WHAT YOU HAVE TO DO: Retype exactly what runs from the first line of the data to the line with "26.6, 24.7, 23.2, 21.7, 20.1, 18.5]", keeping both of those lines and skipping pictures.

DATASET CONTENT:
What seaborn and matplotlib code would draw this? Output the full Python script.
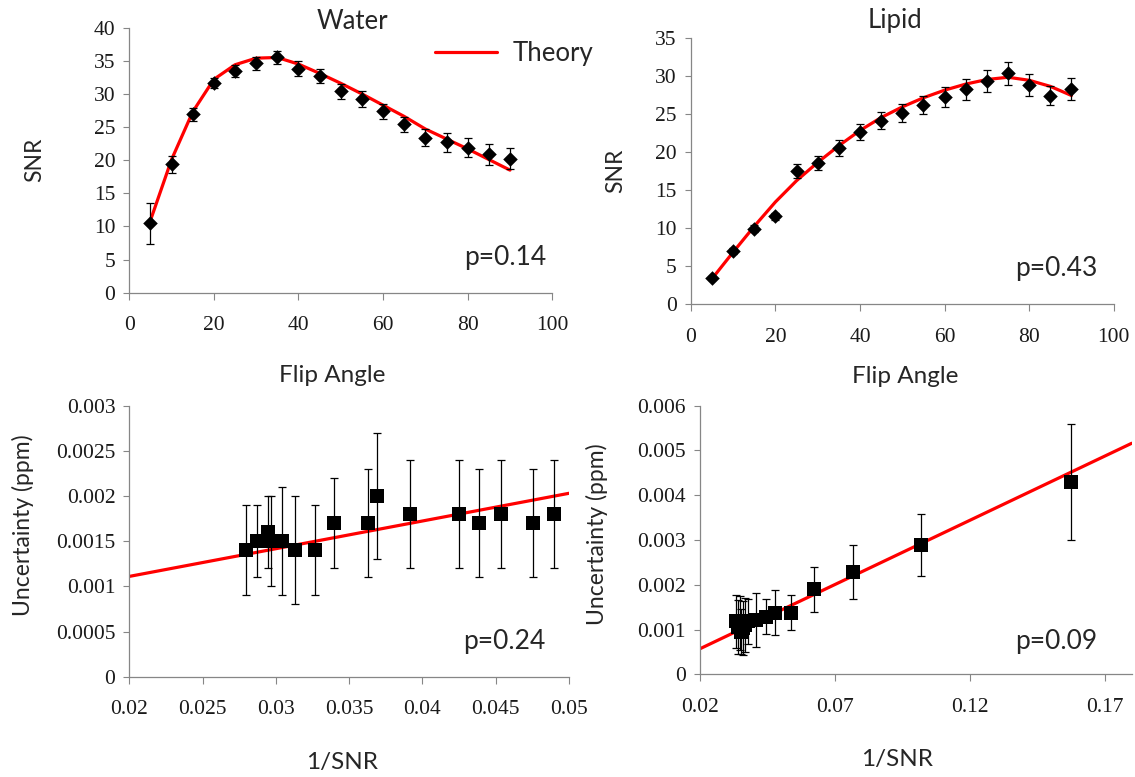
import numpy as np
import matplotlib
matplotlib.use('Agg')
import matplotlib.pyplot as plt
import seaborn as sns

# flip angle sweep (top row)
flip_angle = [5, 10, 15, 20, 25, 30, 35, 40, 45, 50, 55, 60, 65, 70, 75, 80, 85, 90]

water_snr = [10.5, 19.4, 26.9, 31.7, 33.5, 34.6, 35.5, 33.8, 32.7, 30.4, 29.3, 27.4,
             25.4, 23.4, 22.7, 21.9, 20.9, 20.2]
water_err = [3.1, 1.3, 1.0, 0.75, 0.9, 1.0, 1.0, 1.1, 1.1, 1.15, 1.2, 1.15,
             1.15, 1.3, 1.4, 1.45, 1.6, 1.6]
water_theory = [10.9, 20.1, 27.3, 32.2, 34.4, 35.4, 35.5, 34.5, 33.1, 31.6, 30.0, 28.3,
                26.6, 24.7, 23.2, 21.7, 20.1, 18.5]

lipid_snr = [3.4, 7.0, 9.9, 11.5, 17.5, 18.5, 20.5, 22.6, 24.1, 25.1, 26.2, 27.2,
             28.2, 29.3, 30.3, 28.8, 27.4, 28.3]
lipid_err = [0.3, 0.4, 0.5, 0.4, 0.9, 0.9, 1.1, 1.1, 1.15, 1.2, 1.2, 1.3,
             1.4, 1.5, 1.5, 1.4, 1.3, 1.45]
lipid_theory = [3.3, 6.8, 10.2, 13.4, 16.2, 18.6, 20.8, 22.8, 24.5, 25.9, 27.1, 28.1,
                28.9, 29.5, 29.8, 29.4, 28.6, 27.4]

# uncertainty vs 1/SNR (bottom row)
water_inv_snr = [0.02796, 0.02873, 0.02948, 0.02970, 0.03040, 0.03130, 0.03267, 0.03397,
                 0.03629, 0.03693, 0.03913, 0.04252, 0.04386, 0.04536, 0.04752, 0.04898]
water_unc = [0.0014, 0.0015, 0.0016, 0.0015, 0.0015, 0.0014, 0.0014, 0.0017,
             0.0017, 0.0020, 0.0018, 0.0018, 0.0017, 0.0018, 0.0017, 0.0018]
water_unc_err = [0.0005, 0.0004, 0.0004, 0.0005, 0.0006, 0.0006, 0.0005, 0.0005,
                 0.0006, 0.0007, 0.0006, 0.0006, 0.0006, 0.0006, 0.0006, 0.0006]
water_fit_x = [0.02, 0.05]
water_fit_y = [0.00111, 0.00203]

lipid_inv_snr = [0.0334, 0.0340, 0.0347, 0.0352, 0.0360, 0.0366, 0.0379, 0.0408,
                 0.0443, 0.0477, 0.0537, 0.0624, 0.0768, 0.1020, 0.1575]
lipid_unc = [0.00118, 0.00105, 0.00114, 0.00095, 0.00103, 0.00110, 0.00118, 0.00121,
             0.00129, 0.00138, 0.00138, 0.00190, 0.00229, 0.00289, 0.00430]
lipid_unc_err = [0.0006, 0.0006, 0.0006, 0.0005, 0.0006, 0.0006, 0.0005, 0.0006,
                 0.0004, 0.0005, 0.0004, 0.0005, 0.0006, 0.0007, 0.0013]
lipid_fit_x = [0.02, 0.18]
lipid_fit_y = [0.00057, 0.00516]

p_values = ['p=0.14', 'p=0.43', 'p=0.24', 'p=0.09']

sns.set_style('ticks')
plt.rcParams['font.family'] = ['Lato', 'DejaVu Sans']

SPINE = '#868686'
TICKTXT = '#1a1a1a'
SERIF = ['Liberation Serif', 'DejaVu Serif']

fig = plt.figure(figsize=(11.35, 7.77), dpi=100)
ax_tl = fig.add_axes([0.1139, 0.6233, 0.3727, 0.3411])
ax_tr = fig.add_axes([0.6086, 0.6088, 0.3727, 0.3427])
ax_bl = fig.add_axes([0.1139, 0.1291, 0.3874, 0.3488])
ax_br = fig.add_axes([0.6167, 0.1322, 0.3804, 0.3457])


def fmt(v):
    return '{:g}'.format(round(v, 6))


def style(ax, xticks, xlim, yticks, ylim, xlabel, ylabel, xl_pos, yl_pos):
    ax.set_xlim(*xlim)
    ax.set_ylim(*ylim)
    ax.set_xticks(xticks, [fmt(v) for v in xticks])
    ax.set_yticks(yticks, [fmt(v) for v in yticks])
    ax.tick_params(labelsize=15.5, labelcolor=TICKTXT)
    ax.tick_params(axis='x', direction='out', length=5, width=0.8, color=SPINE, pad=12)
    ax.tick_params(axis='y', direction='out', length=4, width=0.8, color=SPINE, pad=6)
    for lab in ax.get_xticklabels() + ax.get_yticklabels():
        lab.set_fontfamily(SERIF)
    for s in ['top', 'right']:
        ax.spines[s].set_visible(False)
    for s in ['left', 'bottom']:
        ax.spines[s].set_color(SPINE)
        ax.spines[s].set_linewidth(0.9)
    ax.set_xlabel(xlabel, fontsize=17.5)
    ax.set_ylabel(ylabel, fontsize=16.5)
    ax.xaxis.set_label_coords(*xl_pos)
    ax.yaxis.set_label_coords(*yl_pos)
    ax.xaxis.label.set_va('center')
    ax.yaxis.label.set_va('center')


def top_panel(ax, snr, err, theory):
    sns.lineplot(x=flip_angle, y=theory, ax=ax, color='#ff0000', lw=2.3,
                 legend=False, zorder=2)
    ax.errorbar(flip_angle, snr, yerr=err, fmt='none', ecolor='black',
                elinewidth=0.9, capsize=3, capthick=0.9, zorder=3)
    sns.scatterplot(x=flip_angle, y=snr, ax=ax, marker='D', s=55, color='black',
                    edgecolor='black', linewidth=0, zorder=4, legend=False)


def bottom_panel(ax, xs, ys, errs, fx, fy):
    sns.lineplot(x=fx, y=fy, ax=ax, color='#ff0000', lw=2.3, zorder=2, legend=False)
    ax.errorbar(xs, ys, yerr=errs, fmt='none', ecolor='black',
                elinewidth=0.9, capsize=3, capthick=0.9, zorder=3)
    sns.scatterplot(x=xs, y=ys, ax=ax, marker='s', s=105, color='black',
                    edgecolor='black', linewidth=0, zorder=4, legend=False)


top_panel(ax_tl, water_snr, water_err, water_theory)
top_panel(ax_tr, lipid_snr, lipid_err, lipid_theory)
bottom_panel(ax_bl, water_inv_snr, water_unc, water_unc_err, water_fit_x, water_fit_y)
bottom_panel(ax_br, lipid_inv_snr, lipid_unc, lipid_unc_err, lipid_fit_x, lipid_fit_y)

style(ax_tl, np.arange(0, 101, 20), (0, 100), np.arange(0, 41, 5), (0, 40),
      'Flip Angle', 'SNR', (0.48, -0.314), (-0.223, 0.5))
style(ax_tr, np.arange(0, 101, 20), (0, 100), np.arange(0, 36, 5), (0, 35),
      'Flip Angle', 'SNR', (0.506, -0.274), (-0.177, 0.5))
style(ax_bl, np.arange(0.02, 0.0501, 0.005), (0.02, 0.05),
      np.arange(0, 0.00301, 0.0005), (0, 0.003),
      '1/SNR', 'Uncertainty (ppm)', (0.485, -0.315), (-0.241, 0.56))
style(ax_br, [0.02, 0.07, 0.12, 0.17], (0.02, 0.18),
      np.arange(0, 0.00601, 0.001), (0, 0.006),
      '1/SNR', 'Uncertainty (ppm)', (0.456, -0.319), (-0.239, 0.52))

ax_tl.text(0.527, 1.025, 'Water', transform=ax_tl.transAxes, fontsize=18.5,
           ha='center', va='center')
ax_tr.text(0.483, 1.066, 'Lipid', transform=ax_tr.transAxes, fontsize=18.5,
           ha='center', va='center')

for ax, txt, pos in zip([ax_tl, ax_tr, ax_bl, ax_br], p_values,
                        [(0.888, 0.131), (0.863, 0.135), (0.854, 0.129), (0.824, 0.121)]):
    ax.text(pos[0], pos[1], txt, transform=ax.transAxes, fontsize=19,
            ha='center', va='center')

theory_line = ax_tl.lines[0]
fig.legend([theory_line], ['Theory'], loc='center left', bbox_to_anchor=(0.363, 0.931),
           frameon=False, fontsize=18.5, handlelength=2.4, handletextpad=0.6)

fig.savefig('out.png', dpi=100)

SOLUTION TO THIS EXERCISE:
What seaborn and matplotlib code would draw this? Output the full Python script.
import numpy as np
import matplotlib
matplotlib.use('Agg')
import matplotlib.pyplot as plt
import seaborn as sns

# flip angle sweep (top row)
flip_angle = [5, 10, 15, 20, 25, 30, 35, 40, 45, 50, 55, 60, 65, 70, 75, 80, 85, 90]

water_snr = [10.5, 19.4, 26.9, 31.7, 33.5, 34.6, 35.5, 33.8, 32.7, 30.4, 29.3, 27.4,
             25.4, 23.4, 22.7, 21.9, 20.9, 20.2]
water_err = [3.1, 1.3, 1.0, 0.75, 0.9, 1.0, 1.0, 1.1, 1.1, 1.15, 1.2, 1.15,
             1.15, 1.3, 1.4, 1.45, 1.6, 1.6]
water_theory = [10.9, 20.1, 27.3, 32.2, 34.4, 35.4, 35.5, 34.5, 33.1, 31.6, 30.0, 28.3,
                26.6, 24.7, 23.2, 21.7, 20.1, 18.5]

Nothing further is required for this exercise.